■ **The task**: Go through the lines below. Copy those with "this".

■ **Dataset content**:
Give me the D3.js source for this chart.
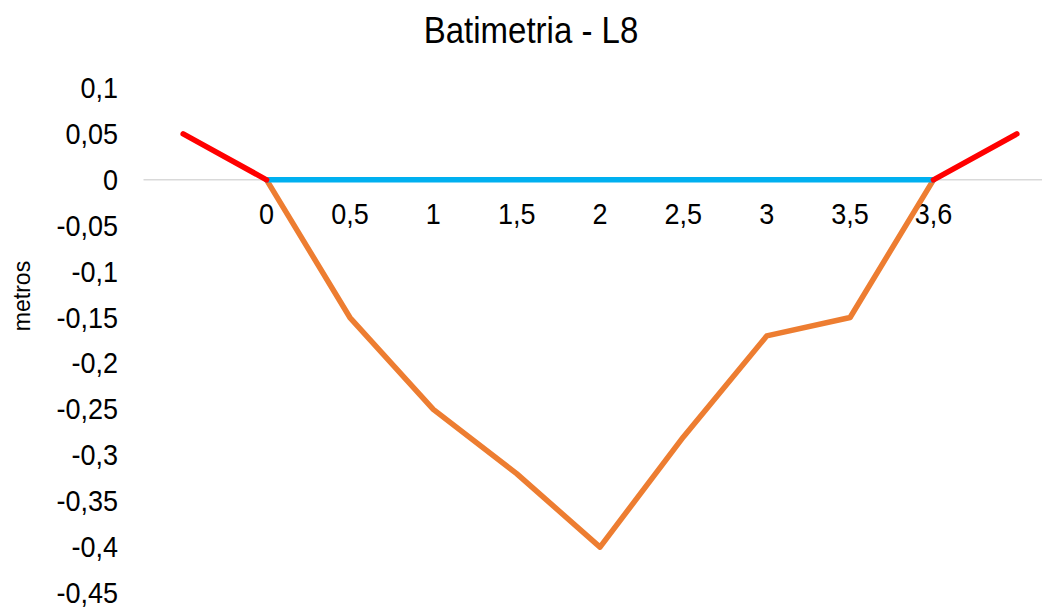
<!DOCTYPE html>
<html>
<head>
<meta charset="utf-8">
<script src="https://cdn.jsdelivr.net/npm/d3@7"></script>
<style>
    body { margin: 0; background: #fff; }
    text { font-family: Arial, "Liberation Sans", sans-serif; fill: #000; }
</style>
</head>
<body>
<div id="chart"></div>
<script>
    var categories = ['', '0', '0,5', '1', '1,5', '2', '2,5', '3', '3,5', '3,6', ''];
    var fundo = [null, 0, -0.15, -0.25, -0.32, -0.4, -0.28, -0.17, -0.15, 0, null];
    var lamina = [null, 0, 0, 0, 0, 0, 0, 0, 0, 0, null];
    var margem = [0.05, 0, null, null, null, null, null, null, null, 0, 0.05];
    var yTicks = [0.1, 0.05, 0, -0.05, -0.1, -0.15, -0.2, -0.25, -0.3, -0.35, -0.4, -0.45];

    var width = 1042,
        height = 608;

    // text in the picture is stretched a bit vertically
    var stretch = 1.1;

    var svg = d3.select('#chart')
        .append('svg')
        .attr('width', width)
        .attr('height', height);

    var x = d3.scaleBand()
        .domain(d3.range(categories.length))
        .range([141.5, 1058.5]);

    var y = d3.scaleLinear()
        .domain([-0.45, 0.1])
        .range([593, 88]);

    function cx(i) {
        return x(i) + x.bandwidth() / 2;
    }

    function fmt(v) {
        return String(Math.round(v * 100) / 100).replace('.', ',');
    }

    function label(tx, ty, str, size, anchor) {
        return svg.append('text')
            .attr('transform', 'translate(' + tx + ',' + ty + ') scale(1,' + stretch + ')')
            .attr('text-anchor', anchor)
            .style('font-size', size + 'px')
            .text(str);
    }

    // title
    label(531, 43, 'Batimetria - L8', 33, 'middle');

    // y axis title
    svg.append('text')
        .attr('transform', 'translate(30,296) rotate(-90)')
        .attr('text-anchor', 'middle')
        .style('font-size', '23px')
        .text('metros');

    // y tick labels
    yTicks.forEach(function (t) {
        label(118, y(t) + 10, fmt(t), 27, 'end');
    });

    // zero line
    svg.append('line')
        .attr('x1', x.range()[0] + 2)
        .attr('x2', x.range()[1])
        .attr('y1', y(0))
        .attr('y2', y(0))
        .attr('stroke', '#d9d9d9')
        .attr('stroke-width', 1.5);

    // category labels next to the zero line
    categories.forEach(function (c, i) {
        if (c !== '')
            label(cx(i), y(0) + 44, c, 27, 'middle');
    });

    var line = d3.line()
        .defined(function (d) { return d !== null; })
        .x(function (d, i) { return cx(i); })
        .y(function (d) { return y(d); });

    var series = [
        { values: fundo, color: '#ed7d31' },
        { values: lamina, color: '#00b0f0' },
        { values: margem, color: '#ff0000' }
    ];

    svg.selectAll('.serie')
        .data(series)
        .enter()
        .append('path')
        .attr('class', 'serie')
        .attr('d', function (d) { return line(d.values); })
        .attr('fill', 'none')
        .attr('stroke', function (d) { return d.color; })
        .attr('stroke-width', 5.5)
        .attr('stroke-linejoin', 'round')
        .attr('stroke-linecap', 'round');
</script>
</body>
</html>
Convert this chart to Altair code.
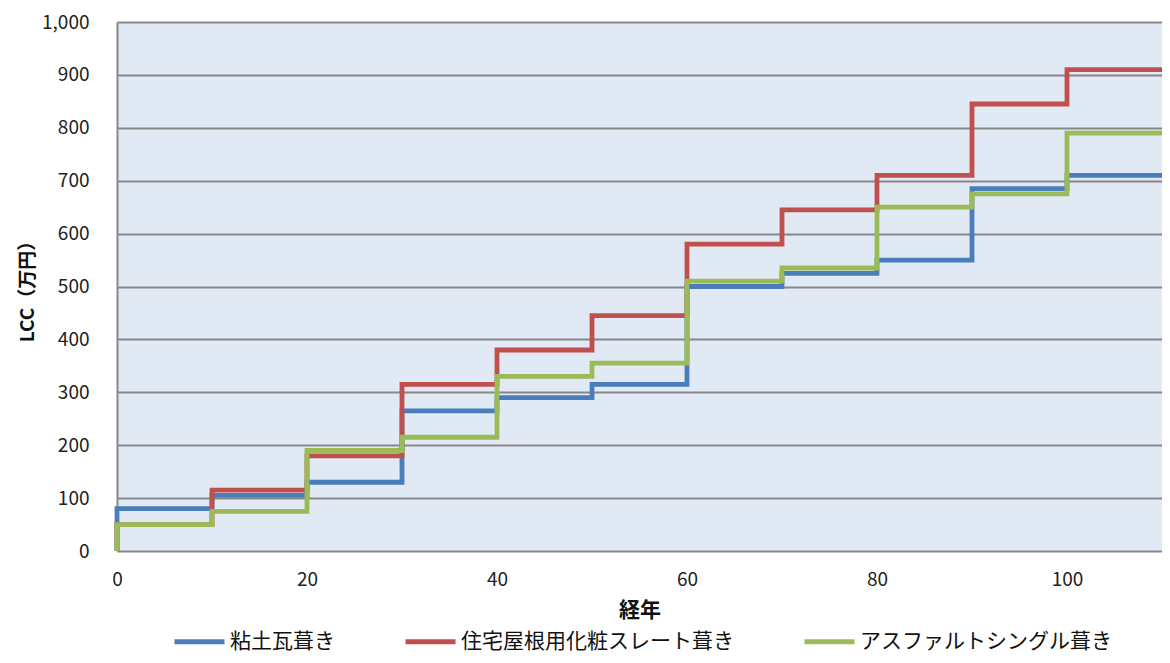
import altair as alt
import pandas as pd

years = [0, 0, 10, 20, 30, 40, 50, 60, 70, 80, 90, 100, 110]
series_names = ["粘土瓦葺き", "住宅屋根用化粧スレート葺き", "アスファルトシングル葺き"]
clay = [0, 80, 105, 130, 265, 290, 315, 500, 525, 550, 685, 710, 710]
slate = [0, 50, 115, 180, 315, 380, 445, 580, 645, 710, 845, 910, 910]
asphalt = [0, 50, 75, 190, 215, 330, 355, 510, 535, 650, 675, 790, 790]
colors = ["#4A7EBB", "#C0504D", "#9BBB59"]

rows = []
for name, vals in zip(series_names, [clay, slate, asphalt]):
    for i, (x, y) in enumerate(zip(years, vals)):
        rows.append({"year": x, "lcc": y, "series": name, "idx": i})
df = pd.DataFrame(rows)

FONT = "Noto Sans CJK JP"

chart = alt.Chart(df).mark_line(interpolate="step-after", strokeWidth=4.8, strokeCap="butt", strokeJoin="miter").encode(
    x=alt.X("year:Q", scale=alt.Scale(domain=[0, 110], nice=False, zero=False),
            axis=alt.Axis(title="経年", values=[0, 20, 40, 60, 80, 100], grid=False, ticks=False,
                          domain=False, labelFontSize=19, labelPadding=19, labelFlush=False,
                          labelColor="#222222",
                          titleFontSize=21, titleFontWeight="bold", titlePadding=10, titleColor="#111111")),
    y=alt.Y("lcc:Q", scale=alt.Scale(domain=[0, 1000], nice=False),
            axis=alt.Axis(title="LCC（万円）", values=list(range(0, 1001, 100)), format=",d",
                          grid=True, gridColor="#888888", gridWidth=2, ticks=False,
                          domain=True, domainColor="#888888", domainWidth=2,
                          labelFontSize=19, labelPadding=28, labelColor="#222222",
                          titleFontSize=19, titleFontWeight="bold", titlePadding=4, titleColor="#111111")),
    color=alt.Color("series:N", scale=alt.Scale(domain=series_names, range=colors),
                    legend=alt.Legend(title=None, orient="none", direction="horizontal",
                                      legendX=55, legendY=592, columns=3, columnPadding=60,
                                      symbolType="stroke", symbolSize=2500, symbolStrokeWidth=5,
                                      labelFontSize=21, labelOffset=3, labelColor="#111111",
                                      labelLimit=400)),
    order=alt.Order("idx:Q"),
    detail="series:N",
).properties(
    width=1045, height=529,
    padding={"left": 109, "top": 14, "right": 0, "bottom": 104},
    autosize=alt.AutoSizeParams(type="none"),
).configure(
    font=FONT
).configure_view(
    fill="#E1E9F5", stroke=None
)

chart.save("out.html", embed_options={"renderer": "svg", "actions": False})
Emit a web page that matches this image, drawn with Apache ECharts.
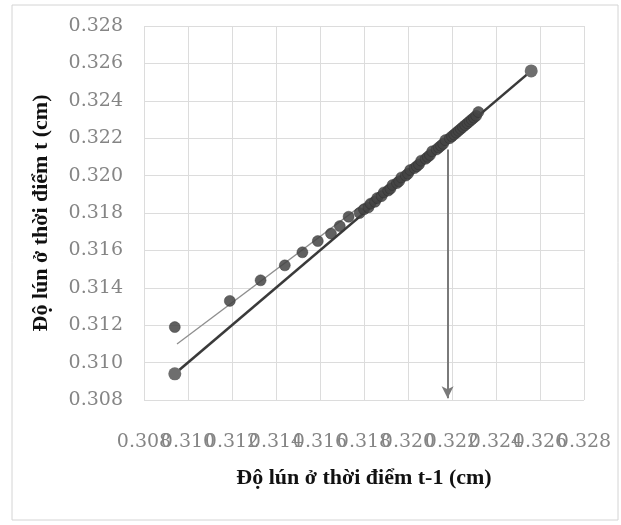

■ **The result**:
Give me the D3.js source for this chart.
Convert this chart to Altair code.
Emit a web page that matches this image, drawn with Apache ECharts.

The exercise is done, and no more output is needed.